New Eagles Outfielder Son Ah-seop Vows to Prove His Worth After Trade | Be Korea-savvy

New Eagles Outfielder Son Ah-seop Vows to Prove His Worth After Trade


Son Ah-seop, then of the NC Dinos, celebrates after getting a base hit against the SSG Landers during a Korea Baseball Organization regular-season game at Changwon NC Park in Changwon, South Gyeongsang Province, on July 6, 2025, in this file photo provided by the Dinos. (Image courtesy of Yonhap)

Son Ah-seop, then of the NC Dinos, celebrates after getting a base hit against the SSG Landers during a Korea Baseball Organization regular-season game at Changwon NC Park in Changwon, South Gyeongsang Province, on July 6, 2025, in this file photo provided by the Dinos. (Image courtesy of Yonhap)

SEOUL, August 1 (Korea Bizwire)A day after being traded to the first-place club in South Korean baseball, veteran outfielder/designated hitter Son Ah-seop said Friday he will try to prove his worth on his new team.

The Hanwha Eagles acquired Son, 37, from the NC Dinos in exchange for cash and a third-round draft pick for 2026 in a major Korea Baseball Organization (KBO) trade Thursday night. The move came on the annual trade deadline.

The Eagles are leading the 10-team KBO with a record of 59-37-3 (wins-losses-ties), and they brought in the league’s all-time hits leader, long known for contact ability and on-base skills, as they try to lock down the regular-season title and earn a bye to the Korean Series.

In a parting interview uploaded on the Dinos’ YouTube channel, Son thanked fans of his former club.

“I am taking nothing but fond memories from my time with NC,” said Son, who signed with the Dinos as a free agent in December 2021 after 14 seasons with the Lotte Giants. “I hope fans will keep rooting for me. Now I will try to prove why the Eagles chose me.”

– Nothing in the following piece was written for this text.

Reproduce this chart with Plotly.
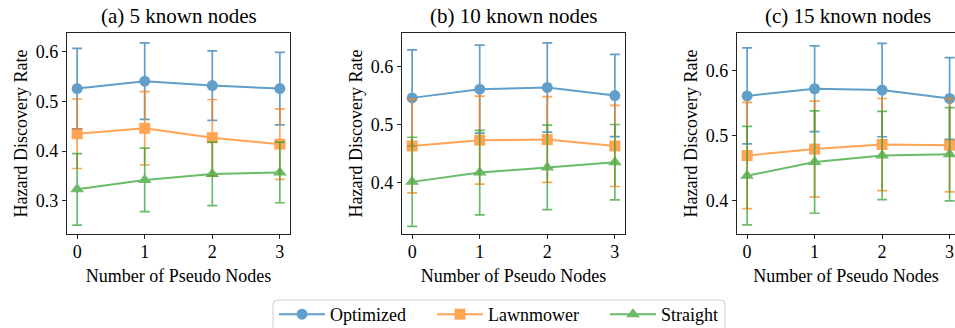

Son is a career .320 hitter with 2,583 hits. He was batting .300 through 76 games this year before hitting the sidelines on July 24 with an injury to his right side.

Son, who became the career hits king and won his first batting title in a Dinos uniform in 2023, said his NC tenure will be marked by disappointment.

“I just haven’t been good enough. I think I showed maybe 20 to 30 percent of what I am capable of,” he said. “On my new team, I will have to get myself together mentally and pour all of my energy into playing well the rest of the season.”

The Eagles have the league’s best pitching staff, as they lead the way with a 3.42 ERA, 903 strikeouts and a .241 opponents’ batting average. But they are in the middle of the pack in runs, hits and on-base plus slugging (OPS), among other categories.

Once Son gets healthy, the Eagles could make him their everyday leadoff man and hope he could provide much-needed jolt atop their lineup.

Through Thursday, the Eagles ranked eighth with a .248 batting average from the leadoff spot with .248 and dead last with a .320 on-base percentage.

Manager Kim Kyung-moon has cycled through a handful of players at the top of the order without finding his go-to guy.

Kim has also used a few different players in the right field, and those right fielders have combined for a .258 batting average and a .328 on-base percentage to rank eighth and seventh in the KBO, respectively.

Son isn’t going to be the defensive solution there, but he will at least offer more bat-to-ball and on-base skills than incumbents, such as Kim Tae-yean and Lee Jin-young.

The Eagles are trying to win their first Korean Series title since 1999. Son himself is chasing the first championship ring of his career.